On warm, sweaty skin all bacteria would be able to multiply rather quickly This includes any bacteria one might have picked up from the mat or a grappling partner. It is best to take a shower as soon as you can after the session was over.
In a community shower, fungi and bacteria on the feet are the greatest concern. There are some methods, though, that can help. As long as you’re bringing in your own towels, soap, and shower shoes, the risk of taking home anything you don’t want would be minimized.
Keeping Your Gi Safe From Gym Bacteria
Bacteria are really good at clinging to things, especially S. aureus. It’s an undisputed champ. It is particularly good at clinging to natural fibers like cotton.
Your skin has an amazing abundance of bacteria that call it home. Acne and our sweat are at the top of their menu. That said, a sweaty cotton belt would be a perfect place for bacteria to set up shop. So if the goal is to encourage the growth of bacteria not washing a cotton belt is a great idea. In all other instances, please, throw it in the washer!
Moving on to Gis. After proper washing, by the time most things make it to the dryer, they’re no longer viable. Any vigorous mechanical agitation would definitely help in dislodging gym bacteria and other things from the fabric.
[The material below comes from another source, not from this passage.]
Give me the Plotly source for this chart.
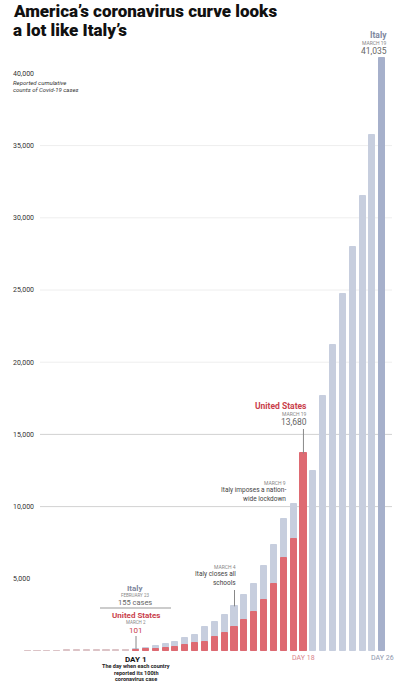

As far as peroxide goes, the concentration you get in the drug store (usually 3%) isn’t nearly enough to make a difference. Bleach would definitely work, as long as the Gi is white. For a colored Gi, hand washing in warm water with detergent and air drying is a good way to keep everything clean.
Gym Hygiene And Bag Disinfection
When it comes to keeping the mats clean, most people overdo things. There’s no need for most fancy sanitizers that cost a small fortune every month. A diluted bleach solution works best here. Bleach kills just about everything. Just make sure to correctly figure out the dilution ratio. A 2:1 ratio is the best to kill gym bacteria but keep the mats safe from degradation. That’s two parts water to three parts bleach. If you’re feeling particularly paranoid, you could always go for a 3:1 ratio. Just make sure you thoroughly clean the mat area.
Keeping a clean gym bag would be a huge help in stopping the growth and spread of harmful bacteria. A cotton gym bag needs to be washed regularly, to begin with. In case of a vinyl one, spraying with Lysol or wiping it out with a dilute bleach solution, are more than enough.
In conclusion, the grossest thing is not washing a sweaty, cotton belt. Why wouldn’t you wash a sweaty, cotton belt? The other thing is having common sense. We have an immune system for a reason, and our own flora is part of what keeps us healthy. Wash your hands and your body regularly. For most people, antimicrobial products are unnecessary. Stay safe and keep the training area clean.